As alleged in the Indictment, as part of the fraudulent scheme, McHenry falsely represented to investors that Madison Timber Properties was in the business of buying timber rights from landowners and then selling the timber rights to lumber mills at a higher price. The object of the scheme was to cause individuals to invest in loans that purportedly were for the purpose of financing contracts for the purchase of timber rights to be sold to lumber mills at a higher price. However, neither McHenry, Adams nor Madison Timber Properties had such timber rights or contracts with lumber mills, except in only a few instances.
McHenry and Adams entered into fraudulent investment contracts with investors, most often in the form of promissory notes on behalf of Madison Timber Properties. The loans typically guaranteed investors an interest rate of 12-13%, with the interest to be repaid to investors over the course of 12-13 months. The monthly payments due on these promissory notes were typically due on either the first or the fifteenth of the month.

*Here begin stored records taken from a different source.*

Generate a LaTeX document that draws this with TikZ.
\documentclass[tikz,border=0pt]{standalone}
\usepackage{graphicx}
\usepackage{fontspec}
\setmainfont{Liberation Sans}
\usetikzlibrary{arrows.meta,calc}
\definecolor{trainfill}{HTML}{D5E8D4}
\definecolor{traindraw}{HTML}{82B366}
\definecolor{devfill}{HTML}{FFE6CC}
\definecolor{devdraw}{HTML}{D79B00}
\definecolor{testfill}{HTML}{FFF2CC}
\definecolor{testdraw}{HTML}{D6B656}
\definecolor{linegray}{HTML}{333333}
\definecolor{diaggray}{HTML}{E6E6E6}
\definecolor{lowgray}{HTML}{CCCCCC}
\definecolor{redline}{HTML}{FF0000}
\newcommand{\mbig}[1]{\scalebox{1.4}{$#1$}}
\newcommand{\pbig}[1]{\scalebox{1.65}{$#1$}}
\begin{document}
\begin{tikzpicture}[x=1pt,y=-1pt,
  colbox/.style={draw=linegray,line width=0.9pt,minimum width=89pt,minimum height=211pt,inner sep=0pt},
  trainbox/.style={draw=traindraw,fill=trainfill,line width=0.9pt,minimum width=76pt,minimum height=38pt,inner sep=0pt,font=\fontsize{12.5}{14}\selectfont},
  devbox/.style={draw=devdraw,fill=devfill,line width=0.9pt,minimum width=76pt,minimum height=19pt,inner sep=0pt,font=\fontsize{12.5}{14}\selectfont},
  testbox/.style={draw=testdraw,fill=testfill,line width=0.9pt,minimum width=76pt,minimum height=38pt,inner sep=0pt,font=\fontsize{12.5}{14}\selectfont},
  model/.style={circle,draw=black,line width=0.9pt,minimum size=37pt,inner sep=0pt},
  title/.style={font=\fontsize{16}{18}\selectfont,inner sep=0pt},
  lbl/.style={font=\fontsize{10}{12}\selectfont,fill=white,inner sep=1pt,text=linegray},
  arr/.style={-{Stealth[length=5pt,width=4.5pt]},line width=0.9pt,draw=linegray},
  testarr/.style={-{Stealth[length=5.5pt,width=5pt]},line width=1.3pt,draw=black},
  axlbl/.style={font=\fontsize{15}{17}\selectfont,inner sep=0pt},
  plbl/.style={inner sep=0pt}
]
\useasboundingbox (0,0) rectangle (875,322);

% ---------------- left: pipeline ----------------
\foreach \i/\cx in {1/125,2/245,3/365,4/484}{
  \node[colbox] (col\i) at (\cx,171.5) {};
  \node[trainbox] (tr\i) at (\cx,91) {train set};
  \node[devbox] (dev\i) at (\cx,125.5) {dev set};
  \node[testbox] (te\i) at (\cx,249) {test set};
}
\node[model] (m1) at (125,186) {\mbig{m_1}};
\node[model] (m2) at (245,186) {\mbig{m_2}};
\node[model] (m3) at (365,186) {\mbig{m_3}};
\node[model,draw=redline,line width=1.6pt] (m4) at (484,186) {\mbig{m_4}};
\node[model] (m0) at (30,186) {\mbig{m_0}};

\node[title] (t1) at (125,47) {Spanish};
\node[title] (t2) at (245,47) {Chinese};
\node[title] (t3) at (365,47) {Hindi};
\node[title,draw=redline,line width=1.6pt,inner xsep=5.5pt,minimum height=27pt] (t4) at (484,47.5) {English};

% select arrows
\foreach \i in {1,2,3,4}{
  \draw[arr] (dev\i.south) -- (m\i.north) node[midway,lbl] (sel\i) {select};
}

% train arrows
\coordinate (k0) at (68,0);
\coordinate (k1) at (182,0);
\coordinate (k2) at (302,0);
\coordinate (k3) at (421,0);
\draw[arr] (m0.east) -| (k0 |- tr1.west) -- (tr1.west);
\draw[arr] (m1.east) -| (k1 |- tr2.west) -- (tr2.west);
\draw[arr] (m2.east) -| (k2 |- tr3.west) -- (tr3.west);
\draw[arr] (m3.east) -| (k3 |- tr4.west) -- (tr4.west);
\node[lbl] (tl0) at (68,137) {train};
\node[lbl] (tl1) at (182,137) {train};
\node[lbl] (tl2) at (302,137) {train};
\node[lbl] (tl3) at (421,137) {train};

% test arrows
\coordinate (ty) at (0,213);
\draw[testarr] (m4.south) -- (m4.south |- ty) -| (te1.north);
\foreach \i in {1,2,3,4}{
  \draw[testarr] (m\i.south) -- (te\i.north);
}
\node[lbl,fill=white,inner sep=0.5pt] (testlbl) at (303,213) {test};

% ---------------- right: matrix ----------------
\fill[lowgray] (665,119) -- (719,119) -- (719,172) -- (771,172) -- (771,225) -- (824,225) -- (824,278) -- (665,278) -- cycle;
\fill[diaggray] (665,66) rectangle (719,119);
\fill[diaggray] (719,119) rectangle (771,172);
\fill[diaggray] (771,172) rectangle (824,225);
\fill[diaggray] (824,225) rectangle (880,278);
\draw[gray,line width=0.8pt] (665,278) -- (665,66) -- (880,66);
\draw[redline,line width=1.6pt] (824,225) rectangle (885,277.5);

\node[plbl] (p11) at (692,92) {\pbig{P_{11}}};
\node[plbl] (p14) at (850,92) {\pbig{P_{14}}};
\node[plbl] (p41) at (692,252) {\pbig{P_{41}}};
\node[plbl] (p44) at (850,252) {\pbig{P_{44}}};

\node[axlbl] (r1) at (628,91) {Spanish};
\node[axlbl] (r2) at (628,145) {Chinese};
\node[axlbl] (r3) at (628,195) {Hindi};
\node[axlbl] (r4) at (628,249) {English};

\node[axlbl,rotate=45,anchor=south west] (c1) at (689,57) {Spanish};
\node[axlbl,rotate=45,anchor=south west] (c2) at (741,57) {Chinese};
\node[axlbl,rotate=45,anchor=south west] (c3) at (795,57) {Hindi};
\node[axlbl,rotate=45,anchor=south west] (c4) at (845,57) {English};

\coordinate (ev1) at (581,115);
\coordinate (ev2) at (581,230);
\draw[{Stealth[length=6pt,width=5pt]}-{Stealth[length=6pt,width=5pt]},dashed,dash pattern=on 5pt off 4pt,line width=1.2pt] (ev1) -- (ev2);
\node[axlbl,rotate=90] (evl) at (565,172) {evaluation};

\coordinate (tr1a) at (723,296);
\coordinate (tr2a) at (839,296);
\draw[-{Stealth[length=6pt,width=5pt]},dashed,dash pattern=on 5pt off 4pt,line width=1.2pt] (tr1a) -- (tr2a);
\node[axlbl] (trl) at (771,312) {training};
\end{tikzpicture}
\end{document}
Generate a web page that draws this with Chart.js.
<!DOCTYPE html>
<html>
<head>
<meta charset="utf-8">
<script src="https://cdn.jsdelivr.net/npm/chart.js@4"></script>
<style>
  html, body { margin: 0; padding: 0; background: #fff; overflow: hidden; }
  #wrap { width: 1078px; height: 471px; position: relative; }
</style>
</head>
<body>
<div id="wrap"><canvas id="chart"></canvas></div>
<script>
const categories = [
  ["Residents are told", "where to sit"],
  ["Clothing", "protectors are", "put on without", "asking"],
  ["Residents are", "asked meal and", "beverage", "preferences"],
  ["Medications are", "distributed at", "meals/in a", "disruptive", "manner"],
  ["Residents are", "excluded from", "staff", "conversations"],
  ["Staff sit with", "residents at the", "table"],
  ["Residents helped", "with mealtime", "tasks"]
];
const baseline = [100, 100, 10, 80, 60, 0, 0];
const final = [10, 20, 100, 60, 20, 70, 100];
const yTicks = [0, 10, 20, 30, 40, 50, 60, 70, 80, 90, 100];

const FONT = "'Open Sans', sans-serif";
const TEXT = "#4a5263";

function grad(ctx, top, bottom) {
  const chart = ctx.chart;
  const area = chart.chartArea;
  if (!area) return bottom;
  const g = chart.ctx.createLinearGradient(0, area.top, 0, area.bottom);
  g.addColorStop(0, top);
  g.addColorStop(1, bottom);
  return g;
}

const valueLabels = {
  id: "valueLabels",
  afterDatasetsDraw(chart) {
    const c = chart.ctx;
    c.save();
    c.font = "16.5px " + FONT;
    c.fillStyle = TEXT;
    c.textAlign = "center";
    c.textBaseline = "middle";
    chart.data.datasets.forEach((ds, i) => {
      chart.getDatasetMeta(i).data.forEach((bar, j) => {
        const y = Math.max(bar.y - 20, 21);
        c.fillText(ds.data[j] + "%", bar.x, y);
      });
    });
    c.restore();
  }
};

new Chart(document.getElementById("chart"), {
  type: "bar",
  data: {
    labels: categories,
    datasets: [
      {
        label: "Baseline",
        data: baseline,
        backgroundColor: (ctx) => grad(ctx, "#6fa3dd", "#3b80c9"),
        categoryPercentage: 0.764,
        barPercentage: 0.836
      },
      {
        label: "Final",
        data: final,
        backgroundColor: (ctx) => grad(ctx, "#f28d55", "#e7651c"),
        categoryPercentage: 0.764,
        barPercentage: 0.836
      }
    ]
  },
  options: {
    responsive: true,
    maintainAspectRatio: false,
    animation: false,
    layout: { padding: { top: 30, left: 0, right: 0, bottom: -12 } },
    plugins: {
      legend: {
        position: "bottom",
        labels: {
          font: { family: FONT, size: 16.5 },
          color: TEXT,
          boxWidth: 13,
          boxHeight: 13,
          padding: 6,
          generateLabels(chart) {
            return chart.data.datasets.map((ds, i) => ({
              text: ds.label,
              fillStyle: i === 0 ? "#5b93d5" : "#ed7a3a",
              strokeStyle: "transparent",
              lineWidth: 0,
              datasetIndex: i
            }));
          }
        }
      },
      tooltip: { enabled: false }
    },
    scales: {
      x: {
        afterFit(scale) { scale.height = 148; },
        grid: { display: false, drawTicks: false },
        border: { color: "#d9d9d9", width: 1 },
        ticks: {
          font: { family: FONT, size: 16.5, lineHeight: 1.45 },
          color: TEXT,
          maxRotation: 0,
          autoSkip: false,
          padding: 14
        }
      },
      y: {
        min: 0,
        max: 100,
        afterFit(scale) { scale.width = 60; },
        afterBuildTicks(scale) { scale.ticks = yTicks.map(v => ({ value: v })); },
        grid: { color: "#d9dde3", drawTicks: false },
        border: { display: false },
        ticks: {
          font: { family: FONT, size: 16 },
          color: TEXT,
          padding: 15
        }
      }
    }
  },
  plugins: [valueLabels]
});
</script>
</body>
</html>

McHenry and Adams created false documents causing investors to believe that their investments were secured by sufficient collateral from which they could recover all or part of their investment in the event that Madison Timber Properties defaulted on the loans. Specifically, Adams created false timber deeds purporting to be contracts conveying timber rights from landowners to Madison Timber Properties. Adams forged the signatures of landowners and also created false timber deeds purporting to convey timber rights from Madison Timber Properties to the investors.
To further lull investors, Adams had many of the documents notarized to make the investments appear legitimate. McHenry and Adams also required the investors to agree not to record their timber deeds unless Madison Timber Properties defaulted on the loan agreement by failing to make a payment.
McHenry misled his investors to think that McHenry was a principal officer of Madison Timber Properties and was personally invested with his own funds in the enterprise. Instead, McHenry in fact only received a ten percent commission on all the investments he recruited, which McHenry failed to disclose.
Following the 2018 criminal prosecution of Arthur Lamar Adams, the United States District Court appointed a receiver, who is actively seeking to recover and maximize assets for restitution to investor victims. Information regarding the Receiver’s activities can be found at the receiver’s website, madisontimberreceiver.com.
The case is being investigated by the Federal Bureau of Investigation and the Securities and Exchange Commission. The criminal case is being prosecuted by Assistant United States Attorney Theodore Cooperstein.
The public is reminded that an indictment is merely a charge and should not be considered as evidence of guilt. The defendant is presumed innocent unless and until proven guilty in a court of law.